EXERCISE GOAL> Skip all pictures, then copy the lines from the start of the data through the line with "37.3), (24.0, 29.2)]", keeping both ends.

INFORMATION SUPPLIED>

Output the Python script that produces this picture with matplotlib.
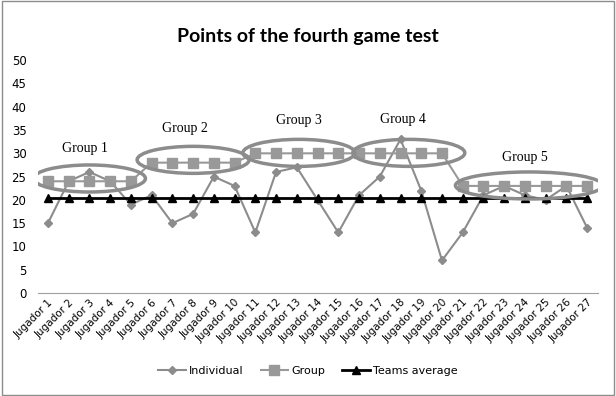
import numpy as np
import matplotlib.pyplot as plt
from matplotlib.patches import Ellipse, Rectangle

# Data
players = [f'Jugador {i}' for i in range(1, 28)]
individual = [15, 24, 26, 24, 19, 21, 15, 17, 25, 23, 13, 26, 27, 20, 13,
              21, 25, 33, 22, 7, 13, 21, 23, 21, 20, 23, 14]
group = [24, 24, 24, 24, 24, 28, 28, 28, 28, 28, 30, 30, 30, 30, 30,
         30, 30, 30, 30, 30, 23, 23, 23, 23, 23, 23, 23]
teams_average = [20.5] * 27

group_names = ['Group 1', 'Group 2', 'Group 3', 'Group 4', 'Group 5']
# (center x, center y, width, height) in data units, and label positions
ellipses = [(3.0, 24.6, 5.4, 5.8), (8.0, 28.6, 5.4, 5.8), (13.1, 30.1, 5.4, 5.8),
            (18.4, 30.1, 5.4, 5.8), (24.2, 23.1, 7.1, 5.8)]
label_pos = [(2.8, 31.1), (7.6, 35.4), (13.1, 37.1), (18.1, 37.3), (24.0, 29.2)]

fig = plt.figure(figsize=(6.16, 3.96), dpi=100)
ax = fig.add_axes([0.061, 0.260, 0.909, 0.588])

x = np.arange(1, len(players) + 1)
ax.plot(x, individual, color='#8c8c8c', marker='D', markersize=4.5, linewidth=1.5,
        label='Individual', zorder=3)
ax.plot(x, group, color='#999999', marker='s', markersize=7, linewidth=1.5,
        label='Group', zorder=4)
ax.plot(x, teams_average, color='black', marker='^', markersize=6, linewidth=2,
        label='Teams average', zorder=5)

for (cx, cy, w, h), name, (tx, ty) in zip(ellipses, group_names, label_pos):
    ax.add_patch(Ellipse((cx, cy), w, h, fill=False, edgecolor='#8c8c8c',
                         linewidth=2.5, zorder=6))
    ax.text(tx, ty, name, ha='center', va='center', fontsize=10,
            family='Liberation Serif')

ax.set_xlim(0.5, 27.5)
ax.set_ylim(0, 50)
ax.set_yticks(np.arange(0, 51, 5))
ax.set_xticks(x)
ax.set_xticklabels(players, rotation=45, ha='right', rotation_mode='anchor',
                   fontsize=7.5, family=['Liberation Sans Narrow', 'DejaVu Sans'])
ax.tick_params(axis='y', length=0, labelsize=8.5, pad=8)
ax.tick_params(axis='x', length=0, pad=3)
for s in ['top', 'right', 'left']:
    ax.spines[s].set_visible(False)
ax.spines['bottom'].set_color('#a0a0a0')

fig.text(0.5, 0.907, 'Points of the fourth game test', ha='center', va='center',
         fontsize=14, fontweight='bold', family='Lato')

fig.legend(loc='center', bbox_to_anchor=(0.5, 0.063), ncol=3, frameon=False,
           prop={'family': ['Liberation Sans Narrow', 'DejaVu Sans'], 'size': 8},
           handlelength=2.5, columnspacing=1.5, handletextpad=0.3)

fig.patches.append(Rectangle((0.003, 0.003), 0.994, 0.994, transform=fig.transFigure,
                             fill=False, edgecolor='#8c8c8c', linewidth=1))

fig.savefig('out.png', dpi=100)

EXERCISE SOLUTION>
Output the Python script that produces this picture with matplotlib.
import numpy as np
import matplotlib.pyplot as plt
from matplotlib.patches import Ellipse, Rectangle

# Data
players = [f'Jugador {i}' for i in range(1, 28)]
individual = [15, 24, 26, 24, 19, 21, 15, 17, 25, 23, 13, 26, 27, 20, 13,
              21, 25, 33, 22, 7, 13, 21, 23, 21, 20, 23, 14]
group = [24, 24, 24, 24, 24, 28, 28, 28, 28, 28, 30, 30, 30, 30, 30,
         30, 30, 30, 30, 30, 23, 23, 23, 23, 23, 23, 23]
teams_average = [20.5] * 27

group_names = ['Group 1', 'Group 2', 'Group 3', 'Group 4', 'Group 5']
# (center x, center y, width, height) in data units, and label positions
ellipses = [(3.0, 24.6, 5.4, 5.8), (8.0, 28.6, 5.4, 5.8), (13.1, 30.1, 5.4, 5.8),
            (18.4, 30.1, 5.4, 5.8), (24.2, 23.1, 7.1, 5.8)]
label_pos = [(2.8, 31.1), (7.6, 35.4), (13.1, 37.1), (18.1, 37.3), (24.0, 29.2)]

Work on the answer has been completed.